What is a risk management plan?

A risk management plan is a subsidiary document within a project plan that defines how the team will identify, assess, respond to, and monitor risks throughout the project lifecycle. It establishes the framework, scales, cadence, and responsibilities for managing uncertainty.

What is the difference between a risk management plan and a risk register?

The risk management plan defines the process: how to find risks, how to score them, and how often to review them. The risk register is the output of that process: a table listing each specific risk, its probability, impact, owner, and response strategy. The plan is created once. The register is updated continuously.

What should a risk management plan include?

A complete plan includes risk identification methods, assessment criteria (probability and impact scales), risk scoring thresholds, available response strategies (avoid, mitigate, transfer, accept), review cadence, roles and responsibilities, and contingency reserve guidelines. Scale the depth to match your project’s size and risk profile.

How often should risks be reviewed?

Review frequency depends on project velocity and risk severity. High risk or fast moving projects should review risks weekly. Standard projects review biweekly. Low complexity or long duration projects can review monthly. Every review should reassess existing risks, identify new ones, and evaluate whether current responses are working.

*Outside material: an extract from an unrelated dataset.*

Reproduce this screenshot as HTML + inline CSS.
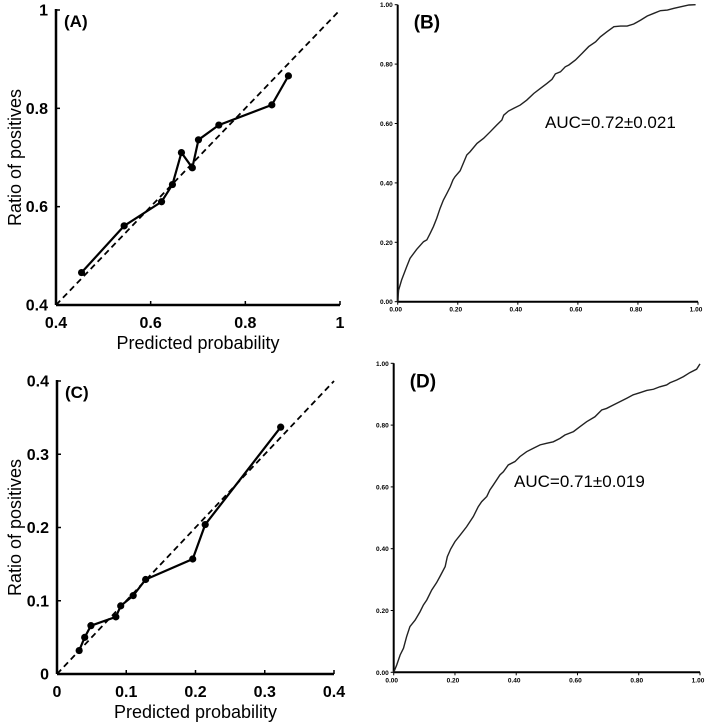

How much contingency budget should a risk management plan include?

A common guideline is 5% to 15% of the total project budget as contingency reserve for known risks. The exact amount depends on the project’s risk profile: highly uncertain projects need more, well understood projects need less. Management reserve for unknown risks is typically controlled by the project sponsor separately.

Do agile projects need a risk management plan?

Pure agile teams manage risk implicitly through short iterations and continuous feedback. A formal risk management plan is usually unnecessary for a single Scrum team. However, scaled agile programs with cross team dependencies and shared infrastructure often benefit from a lightweight risk management plan at the program level.